Michael Bannon Headshot
Michael Bannon Headshot

At COMPASS Church, we practice baptism by immersion, an act that pictures the believer’s union with Christ in his death and resurrection. In the Apostle Paul’s letter to the church in Corinth, he reminds them about the gospel that he preached to them, “that Christ died for our sins in accordance with the Scriptures, that he was buried, that he was raised on the third day in accordance with the Scriptures.” When a person believes from the heart that Jesus is the Christ, the One the Father promised to send to redeem his people, that Christ died for their sins, and that Christ was raised from the dead, they are saved from God’s judgment against their sin and given a new life in Christ.

When in baptism that believer is plunged under the water, it pictures their union with Christ in his death and burial. When Christ died on the cross for our sins, it’s as if we died with him. In baptism preparation classes, I like to ask the participants what would happen if I held them under the water for five minutes. They warily answer, “I would drown.” Assuring them that I will not do that, I ask what being brought up out of the water represents? It is easy to see how it represents being raised to life. Just as surely as the believer is united with Christ in his death, so too is he united with Christ in his resurrection.

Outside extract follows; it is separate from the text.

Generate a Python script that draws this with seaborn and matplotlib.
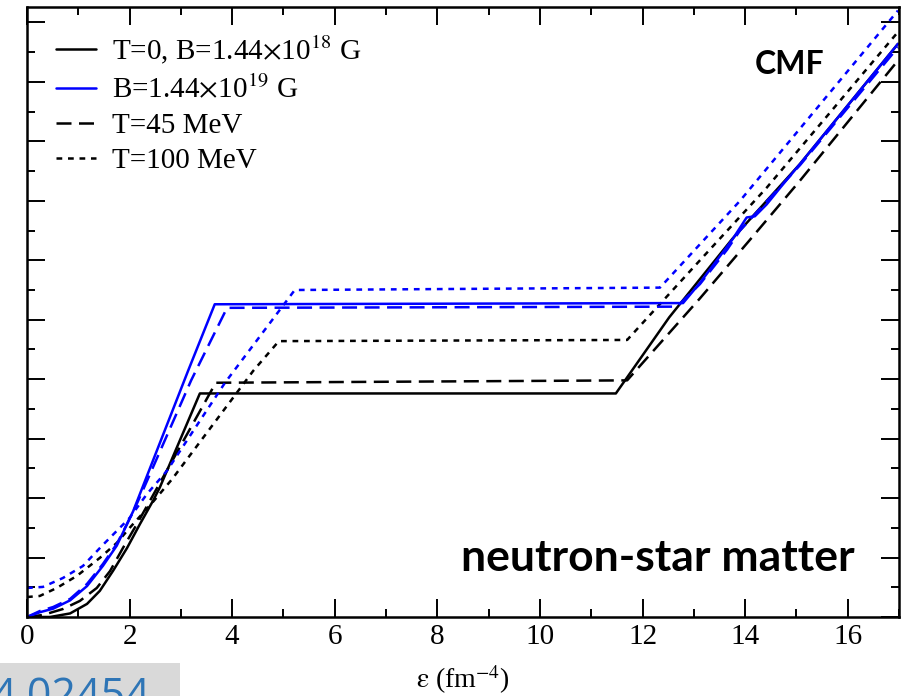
import numpy as np
import pandas as pd
import matplotlib
matplotlib.use("Agg")
import matplotlib.pyplot as plt
from matplotlib.lines import Line2D
from matplotlib.ticker import MultipleLocator, NullFormatter
import seaborn as sns

# ---------------- data (energy density eps [fm^-4], pressure p [fm^-4]) ----------------
eps_T0_B18 = [0.0, 0.45, 0.84, 1.17, 1.42, 1.68, 1.95, 2.20, 2.46, 2.59, 3.37, 11.48, 12.52, 13.75, 15.07, 16.98]
p_T0_B18   = [0.0, 0.0, 0.03, 0.11, 0.22, 0.39, 0.58, 0.78, 0.98, 1.09, 1.88, 1.88, 2.52, 3.18, 3.81, 4.82]

eps_T45_B18 = [0.0, 0.31, 0.70, 1.03, 1.36, 1.62, 1.87, 2.14, 2.40, 3.68, 11.70, 13.12, 14.09, 15.07, 16.98]
p_T45_B18   = [0.0, 0.017, 0.067, 0.135, 0.244, 0.387, 0.58, 0.78, 0.98, 1.97, 1.99, 2.68, 3.17, 3.67, 4.68]

eps_T100_B18 = [0.0, 0.25, 0.58, 0.97, 1.42, 1.75, 2.0, 2.44, 2.83, 4.41, 4.91, 11.70, 13.12, 14.42, 16.98]
p_T100_B18   = [0.168, 0.177, 0.244, 0.345, 0.497, 0.623, 0.749, 0.96, 1.16, 2.07, 2.32, 2.33, 3.0, 3.61, 4.92]

eps_T0_B19 = [0.0, 0.25, 0.51, 0.84, 1.17, 1.48, 1.75, 2.07, 3.14, 3.66, 12.79, 13.12, 13.45, 13.76, 14.03, 14.19, 14.42, 14.74, 15.07, 16.98]
p_T0_B19   = [0.0, 0.04, 0.07, 0.14, 0.26, 0.43, 0.60, 0.89, 2.07, 2.63, 2.64, 2.81, 3.00, 3.18, 3.36, 3.37, 3.47, 3.64, 3.81, 4.82]

eps_T45_B19 = [0.0, 0.25, 0.51, 0.84, 1.17, 1.48, 1.75, 1.95, 2.14, 2.34, 3.20, 3.90, 12.67, 13.12, 13.65, 13.90, 14.09, 15.07, 16.98]
p_T45_B19   = [0.0, 0.05, 0.084, 0.152, 0.278, 0.446, 0.614, 0.783, 0.951, 1.145, 1.99, 2.60, 2.61, 2.80, 3.09, 3.25, 3.34, 3.80, 4.79]

eps_T100_B19 = [0.0, 0.31, 0.70, 1.09, 1.46, 1.75, 2.0, 2.34, 2.73, 3.37, 3.86, 5.22, 12.34, 13.90, 16.98]
p_T100_B19   = [0.244, 0.253, 0.328, 0.429, 0.598, 0.724, 0.833, 1.035, 1.23, 1.65, 1.97, 2.75, 2.77, 3.50, 5.10]

legend_labels = [r"T=0, B=1.44$\times$10$^{18}$ G", r"B=1.44$\times$10$^{19}$ G", "T=45 MeV", "T=100 MeV"]
x_ticks = [0, 2, 4, 6, 8, 10, 12, 14, 16]

series = [
    (eps_T0_B18, p_T0_B18, "black", "solid"),
    (eps_T45_B18, p_T45_B18, "black", "dashed"),
    (eps_T100_B18, p_T100_B18, "black", "dotted"),
    (eps_T0_B19, p_T0_B19, "#0000ff", "solid"),
    (eps_T45_B19, p_T45_B19, "#0000ff", "dashed"),
    (eps_T100_B19, p_T100_B19, "#0000ff", "dotted"),
]

# ---------------- style ----------------
sns.set_theme(style="white")
plt.rcParams["font.family"] = ["Liberation Serif", "DejaVu Serif"]
plt.rcParams["mathtext.fontset"] = "stix"
plt.rcParams["text.color"] = "black"
plt.rcParams["axes.labelcolor"] = "black"
plt.rcParams["xtick.color"] = "black"
plt.rcParams["ytick.color"] = "black"

LW = 1.8
dash_map = {"solid": (None, None), "dashed": (0, (6, 3)), "dotted": (0, (2.3, 2.3))}

fig = plt.figure(figsize=(9.06, 6.96), dpi=100)
ax = fig.add_axes([27 / 906, 1 - 617 / 696, (899 - 27) / 906, (617 - 7) / 696])

for xs, ys, col, sty in series:
    df = pd.DataFrame({"eps": xs, "p": ys})
    line_ax = sns.lineplot(data=df, x="eps", y="p", color=col, lw=LW, sort=False,
                           estimator=None, ax=ax)
    ln = line_ax.get_lines()[-1]
    if sty != "solid":
        ln.set_linestyle(dash_map[sty])

ax.set_xlim(0, 17)
ax.set_ylim(0, 5.13)
ax.xaxis.set_major_locator(MultipleLocator(2))
ax.xaxis.set_minor_locator(MultipleLocator(1))
ax.yaxis.set_major_locator(MultipleLocator(0.5))
ax.yaxis.set_minor_locator(MultipleLocator(0.25))
ax.set_xticks(x_ticks)
ax.set_xticklabels([str(t) for t in x_ticks])
ax.yaxis.set_major_formatter(NullFormatter())
ax.tick_params(which="both", direction="in", top=True, right=True, left=True, bottom=True,
               width=1.4, color="black", labelcolor="black")
ax.tick_params(which="major", length=13, labelsize=21, pad=5)
ax.tick_params(which="minor", length=6)
ax.set_ylabel("")
ax.set_xlabel(r"$\mathrm{\varepsilon}$ (fm$^{-4}$)", fontsize=20, labelpad=10, color="black")
for s in ax.spines.values():
    s.set_linewidth(1.8)
    s.set_color("black")

handles = [
    Line2D([], [], color="black", lw=LW),
    Line2D([], [], color="#0000ff", lw=LW),
    Line2D([], [], color="black", lw=LW, linestyle=dash_map["dashed"]),
    Line2D([], [], color="black", lw=LW, linestyle=dash_map["dotted"]),
]
leg = ax.legend(handles, legend_labels, loc="upper left", frameon=False, fontsize=21,
                handlelength=1.35, handletextpad=0.55, labelspacing=0.3,
                bbox_to_anchor=(0.01, 0.99), borderaxespad=0.3)
for t in leg.get_texts():
    t.set_color("black")

ax.text(0.874, 0.905, "CMF", transform=ax.transAxes, fontsize=23, fontweight="bold",
        family=["Lato", "DejaVu Sans"], ha="center", va="center", color="black")
ax.text(0.723, 0.097, "neutron-star matter", transform=ax.transAxes, fontsize=32,
        fontweight="bold", family=["Lato", "DejaVu Sans"], ha="center", va="center",
        color="black")

# cut-off gray label at bottom-left
fig.patches.append(plt.Rectangle((0, 0), 180 / 906, 33 / 696, transform=fig.transFigure,
                                 facecolor="#d9d9d9", edgecolor="none", zorder=0))
fig.text(-9 / 906, -13 / 696, "4.02454", fontsize=31, color="#2e75b6",
         family=["Open Sans", "DejaVu Sans"], ha="left", va="baseline")

fig.savefig("out.png", dpi=100)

The life that the believer is raised too in Christ is not simply their old life polished up, they are raised to a new life. “For the death he died he died to sin, once for all,” Paul writes, “but the life he lives he lives to God. So, you also must consider yourselves dead to sin and alive to God in Christ Jesus.” The believer’s new life is to be a life lived “to God,” that is, a life lived for God’s purposes and glory. With this act of obedience to Christ, being baptized, the believer’s baptism becomes a way for him to express publicly his commitment to live for God’s glory.

The facility we rent for our Sunday services is being used by another group on Resurrection Sunday, so we have rented the Beach House at Holley By The Sea, which sits on Santa Rosa Sound. If you want to encourage the man being baptized, join us. I anticipate baptizing him after our 10:30 AM worship service.